(Records from a dataset)

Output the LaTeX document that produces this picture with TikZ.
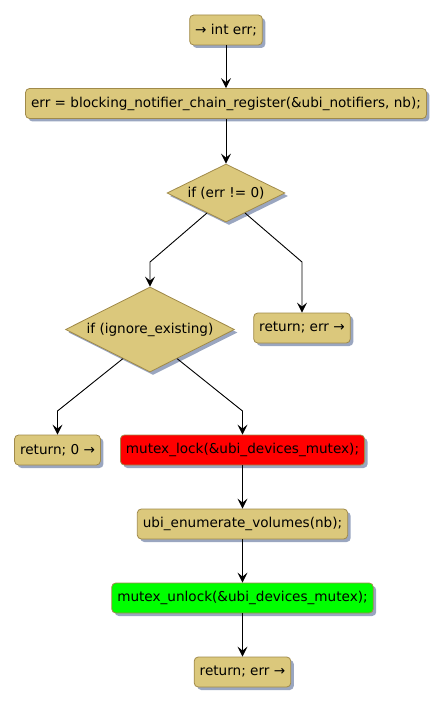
\documentclass[tikz,border=0pt]{standalone}
\usepackage{fontspec}
\setmainfont{DejaVu Sans}
\usetikzlibrary{shapes.geometric,arrows.meta,shadows,calc}
\definecolor{boxfill}{HTML}{DBC87C}
\definecolor{boxline}{HTML}{A08A4A}
\definecolor{shade}{HTML}{9AA6C0}
\tikzset{
  base/.style={draw=boxline, line width=0.8pt, fill=boxfill, font=\fontsize{13.6}{15}\selectfont, text=black,
    drop shadow={shadow xshift=3pt, shadow yshift=-3pt, fill=shade, opacity=1}},
  stepbox/.style={base, rounded corners=4pt, minimum height=30pt, inner xsep=5.5pt, inner ysep=0pt},
  cond/.style={base, diamond, aspect=2, inner sep=0pt},
  conn/.style={draw=black, line width=0.9pt, -{Stealth[length=10pt,width=10pt,inset=4pt]}},
}
\begin{document}
\begin{tikzpicture}[x=1pt,y=-1pt]
\useasboundingbox (0,0) rectangle (445,706);
\node[stepbox] (n1) at (226,30) {→ int err;};
\node[stepbox] (n2) at (226,103.5) {err = blocking\_notifier\_chain\_register(\&ubi\_notifiers, nb);};
\node[cond, minimum width=118pt, minimum height=58pt] (d1) at (226,193) {if (err != 0)};
\node[stepbox] (r1) at (302,328) {return; err →};
\node[cond, minimum width=169pt, minimum height=85pt] (d2) at (150,329.5) {if (ignore\_existing)};
\node[stepbox] (r0) at (57.5,450) {return; 0 →};
\node[stepbox, fill=red] (lock) at (242.5,450) {mutex\_lock(\&ubi\_devices\_mutex);};
\node[stepbox] (enum) at (242.5,524) {ubi\_enumerate\_volumes(nb);};
\node[stepbox, fill=green] (unlock) at (242.5,598) {mutex\_unlock(\&ubi\_devices\_mutex);};
\node[stepbox] (r2) at (242.5,672) {return; err →};
\coordinate (c1) at (150,262);
\coordinate (c2) at (302,262);
\coordinate (c3) at (57.5,411);
\coordinate (c4) at (242.5,411);
\coordinate (a1) at ($(d1.west)!0.68!(d1.south)$);
\coordinate (a2) at ($(d1.east)!0.68!(d1.south)$);
\coordinate (a3) at ($(d2.west)!0.68!(d2.south)$);
\coordinate (a4) at ($(d2.east)!0.68!(d2.south)$);
\draw[conn] (n1) -- (n2);
\draw[conn] (n2) -- (d1);
\draw[conn] (a1) -- (c1) -- (d2.north);
\draw[conn] (a2) -- (c2) -- (r1.north);
\draw[conn] (a3) -- (c3) -- (r0.north);
\draw[conn] (a4) -- (c4) -- (lock.north);
\draw[conn] (lock) -- (enum);
\draw[conn] (enum) -- (unlock);
\draw[conn] (unlock) -- (r2);
\end{tikzpicture}
\end{document}
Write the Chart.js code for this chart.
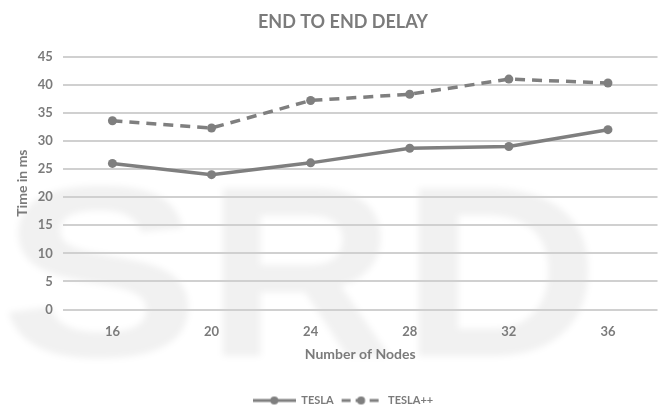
<!DOCTYPE html>
<html>
<head>
<meta charset="utf-8">
<script src="https://cdn.jsdelivr.net/npm/chart.js@4"></script>
<style>
  html, body { margin: 0; padding: 0; background: #ffffff; }
  #wrap { width: 662px; height: 412px; position: relative; }
</style>
</head>
<body>
<div id="wrap"><canvas id="c" width="662" height="412"></canvas></div>
<script>
// Node counts along the x axis
const nodes = ['16', '20', '24', '28', '32', '36'];
// End-to-end delay in ms for each protocol
const tesla = [26, 24, 26.1, 28.7, 29, 32];
const teslaPlus = [33.6, 32.3, 37.2, 38.3, 41, 40.3];
// Y axis range
const yMin = 0, yMax = 45, yStep = 5;

const lineColor = '#7f7f7f';
const textColor = '#7b7b7b';
const gridColor = '#d0d0d0';
const fontFamily = 'Lato, "Open Sans", sans-serif';

// Small line-with-marker swatch for the legend
function swatch(dashed) {
  const cv = document.createElement('canvas');
  cv.width = 43; cv.height = 10;
  const g = cv.getContext('2d');
  g.strokeStyle = lineColor;
  g.fillStyle = lineColor;
  g.lineWidth = 3;
  if (dashed) g.setLineDash([9, 5]);
  g.beginPath(); g.moveTo(dashed ? 2 : 0, 5); g.lineTo(43, 5); g.stroke();
  g.setLineDash([]);
  g.beginPath(); g.arc(21.5, 5, 4, 0, Math.PI * 2); g.fill();
  return cv;
}

// Faint, soft background lettering
const watermark = {
  id: 'watermark',
  beforeDraw(chart) {
    const ctx = chart.ctx;
    const letters = [['S', 0, 200], ['R', 205, 395], ['D', 400, 600]];
    ctx.save();
    ctx.filter = 'blur(3px)';
    ctx.fillStyle = 'rgba(0,0,0,0.055)';
    ctx.font = 'bold 244px "Liberation Sans", sans-serif';
    ctx.textBaseline = 'alphabetic';
    ctx.textAlign = 'left';
    for (const [ch, x0, x1] of letters) {
      const w = ctx.measureText(ch).width;
      ctx.save();
      ctx.translate(x0, 356);
      ctx.scale((x1 - x0) / w, 1);
      ctx.fillText(ch, 0, 0);
      ctx.restore();
    }
    ctx.restore();
  }
};

new Chart(document.getElementById('c'), {
  type: 'line',
  data: {
    labels: nodes,
    datasets: [
      {
        label: 'TESLA',
        data: tesla,
        borderColor: lineColor,
        backgroundColor: lineColor,
        borderWidth: 3.5,
        pointRadius: 4.5,
        pointBackgroundColor: lineColor,
        pointBorderWidth: 0,
        tension: 0,
        fill: false
      },
      {
        label: 'TESLA++',
        data: teslaPlus,
        borderColor: lineColor,
        backgroundColor: lineColor,
        borderWidth: 3.5,
        borderDash: [10, 7],
        pointRadius: 4.5,
        pointBackgroundColor: lineColor,
        pointBorderWidth: 0,
        tension: 0,
        fill: false
      }
    ]
  },
  options: {
    responsive: false,
    animation: false,
    devicePixelRatio: 1,
    layout: { padding: { left: 14, right: -10, top: 6, bottom: -4 } },
    plugins: {
      title: {
        display: true,
        text: 'END TO END DELAY',
        color: textColor,
        font: { family: fontFamily, size: 18, weight: 'bold' },
        padding: { top: 5, bottom: 24 }
      },
      legend: {
        display: true,
        position: 'bottom',
        labels: {
          color: textColor,
          font: { family: fontFamily, size: 11, weight: 'bold' },
          usePointStyle: true,
          pointStyleWidth: 43,
          boxHeight: 10,
          padding: 6,
          generateLabels(chart) {
            return chart.data.datasets.map((ds, i) => ({
              text: ds.label,
              pointStyle: swatch(!!ds.borderDash),
              fillStyle: lineColor,
              strokeStyle: lineColor,
              lineWidth: 0,
              fontColor: textColor,
              hidden: false,
              datasetIndex: i
            }));
          }
        }
      },
      tooltip: { enabled: false }
    },
    scales: {
      x: {
        offset: true,
        grid: { display: false, drawTicks: false },
        border: { display: false },
        ticks: {
          color: textColor,
          font: { family: fontFamily, size: 13, weight: 'bold' },
          padding: 14
        },
        title: {
          display: true,
          text: 'Number of Nodes',
          color: textColor,
          font: { family: fontFamily, size: 14, weight: 'bold' },
          padding: { top: -7, bottom: 26 }
        }
      },
      y: {
        min: yMin,
        max: yMax,
        grid: { color: gridColor, lineWidth: 2, drawTicks: false },
        border: { display: false },
        ticks: {
          stepSize: yStep,
          color: textColor,
          font: { family: fontFamily, size: 13, weight: 'bold' },
          padding: 10
        },
        title: {
          display: true,
          text: 'Time in ms',
          color: textColor,
          font: { family: fontFamily, size: 14, weight: 'bold' },
          padding: { top: 0, bottom: -3 }
        }
      }
    }
  },
  plugins: [watermark]
});
</script>
</body>
</html>
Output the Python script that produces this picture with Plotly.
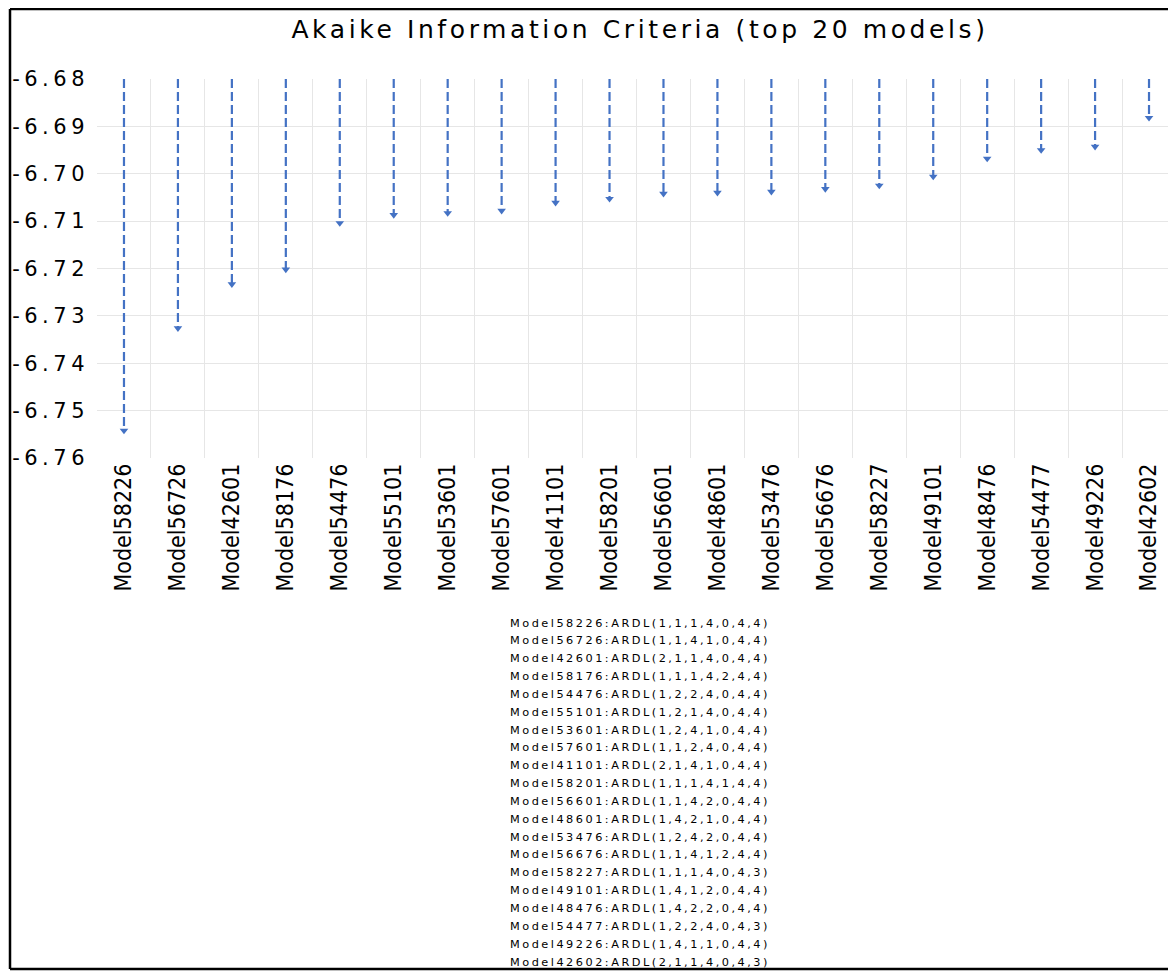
import plotly.graph_objects as go

# ---------------- data ----------------
models = ["Model58226", "Model56726", "Model42601", "Model58176", "Model54476",
          "Model55101", "Model53601", "Model57601", "Model41101", "Model58201",
          "Model56601", "Model48601", "Model53476", "Model56676", "Model58227",
          "Model49101", "Model48476", "Model54477", "Model49226", "Model42602"]
aic = [-6.7542, -6.7326, -6.7233, -6.7202, -6.7104,
       -6.7087, -6.7083, -6.7078, -6.7061, -6.7053,
       -6.7042, -6.7040, -6.7038, -6.7032, -6.7025,
       -6.7006, -6.6968, -6.6950, -6.6943, -6.6882]
specs = ["ARDL(1,1,1,4,0,4,4)", "ARDL(1,1,4,1,0,4,4)", "ARDL(2,1,1,4,0,4,4)",
         "ARDL(1,1,1,4,2,4,4)", "ARDL(1,2,2,4,0,4,4)", "ARDL(1,2,1,4,0,4,4)",
         "ARDL(1,2,4,1,0,4,4)", "ARDL(1,1,2,4,0,4,4)", "ARDL(2,1,4,1,0,4,4)",
         "ARDL(1,1,1,4,1,4,4)", "ARDL(1,1,4,2,0,4,4)", "ARDL(1,4,2,1,0,4,4)",
         "ARDL(1,2,4,2,0,4,4)", "ARDL(1,1,4,1,2,4,4)", "ARDL(1,1,1,4,0,4,3)",
         "ARDL(1,4,1,2,0,4,4)", "ARDL(1,4,2,2,0,4,4)", "ARDL(1,2,2,4,0,4,3)",
         "ARDL(1,4,1,1,0,4,4)", "ARDL(2,1,1,4,0,4,3)"]
y_ticks = [-6.68, -6.69, -6.70, -6.71, -6.72, -6.73, -6.74, -6.75, -6.76]
y_tick_labels = ["-6.68", "-6.69", "-6.70", "-6.71", "-6.72", "-6.73", "-6.74", "-6.75", "-6.76"]
axis_top = -6.68
axis_bottom = -6.76
title_text = "Akaike Information Criteria (top 20 models)"

# ---------------- styling ----------------
BLUE = "rgb(68,114,196)"
GRID = "#e6e6e6"
OFF = 8                      # page body margin of the browser
W, H = 1176 - OFF, 971 - OFF  # figure size so it fits in the window
# target positions in window pixels
PL, PR, PT, PB = 97, 1176, 79, 458
L, T = PL - OFF, PT - OFF
R = W - (PR - OFF)
B = H - (PB - OFF)
plot_w = W - L - R
plot_h = H - T - B


def px_x(x):
    return (x - OFF - L) / plot_w


def px_y(y):
    return (H - B - (y - OFF)) / plot_h


xs, ys = [], []
for m, v in zip(models, aic):
    xs += [m, m, None]
    ys += [axis_top, v, None]

fig = go.Figure()
fig.add_trace(go.Scatter(
    x=xs, y=ys, mode="lines",
    line=dict(color=BLUE, width=2.2, dash="9px,4px"),
    hoverinfo="skip", showlegend=False))
fig.add_trace(go.Scatter(
    x=models, y=aic, mode="markers",
    marker=dict(symbol="triangle-down", size=7.5, color=BLUE),
    showlegend=False))

ticktext = ['<span style="letter-spacing:4.5px">%s</span>' % t for t in y_tick_labels]

fig.update_layout(
    width=W, height=H,
    margin=dict(l=L, r=R, t=T, b=B, pad=0),
    paper_bgcolor="white", plot_bgcolor="white",
    title=dict(
        text='<span style="letter-spacing:3.6px">%s</span>' % title_text,
        font=dict(family="DejaVu Sans", size=25, color="black"),
        x=(640 - OFF) / W, xanchor="center", xref="container",
        y=1 - (29 - OFF) / H, yanchor="middle", yref="container"),
    xaxis=dict(
        type="category", categoryorder="array", categoryarray=models,
        range=[-0.5, len(models) - 0.5],
        tickson="boundaries", showgrid=True, gridcolor=GRID, gridwidth=1,
        tickangle=-90, ticks="", showline=False, zeroline=False,
        tickfont=dict(family="Liberation Sans Narrow, DejaVu Sans Condensed, Arial Narrow, sans-serif",
                      size=23, color="black"),
        ticklabelstandoff=0),
    yaxis=dict(
        range=[axis_bottom, axis_top],
        tickvals=y_ticks, ticktext=ticktext,
        showgrid=True, gridcolor=GRID, gridwidth=1,
        zeroline=False, showline=False, ticks="",
        tickfont=dict(family="DejaVu Sans", size=21, color="black"),
        ticklabelstandoff=7),
)

# model specification list below the chart
first_y, last_y = 623, 962
step = (last_y - first_y) / (len(models) - 1)
for i, (m, s) in enumerate(zip(models, specs)):
    ypx = first_y + i * step
    fig.add_annotation(
        text='<span style="letter-spacing:2.5px">%s:%s</span>' % (m, s),
        xref="paper", yref="paper",
        x=px_x(640), y=px_y(ypx),
        xanchor="center", yanchor="middle", showarrow=False,
        font=dict(family="DejaVu Sans", size=11.3, color="black"))

# frame lines around the picture (left, top, bottom)
frame = [((10, 9), (10, 969)), ((10, 9), (1176, 9)), ((10, 969), (1176, 969))]
for (xa, ya), (xb, yb) in frame:
    fig.add_shape(type="line", xref="paper", yref="paper",
                  x0=px_x(xa), x1=px_x(xb), y0=px_y(ya), y1=px_y(yb),
                  line=dict(color="black", width=2.5), layer="above")

fig.write_html("out.html")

Directions
Write out the lines beginning with the one that contains "Write the Chart.js code for this chart." and ending with the one that contains "const yMin = 0, yMax = 45, yStep = 5;", exactly as given. Leave pictures out.

Solved problem
Write the Chart.js code for this chart.
<!DOCTYPE html>
<html>
<head>
<meta charset="utf-8">
<script src="https://cdn.jsdelivr.net/npm/chart.js@4"></script>
<style>
  html, body { margin: 0; padding: 0; background: #ffffff; }
  #wrap { width: 662px; height: 412px; position: relative; }
</style>
</head>
<body>
<div id="wrap"><canvas id="c" width="662" height="412"></canvas></div>
<script>
// Node counts along the x axis
const nodes = ['16', '20', '24', '28', '32', '36'];
// End-to-end delay in ms for each protocol
const tesla = [26, 24, 26.1, 28.7, 29, 32];
const teslaPlus = [33.6, 32.3, 37.2, 38.3, 41, 40.3];
// Y axis range
const yMin = 0, yMax = 45, yStep = 5;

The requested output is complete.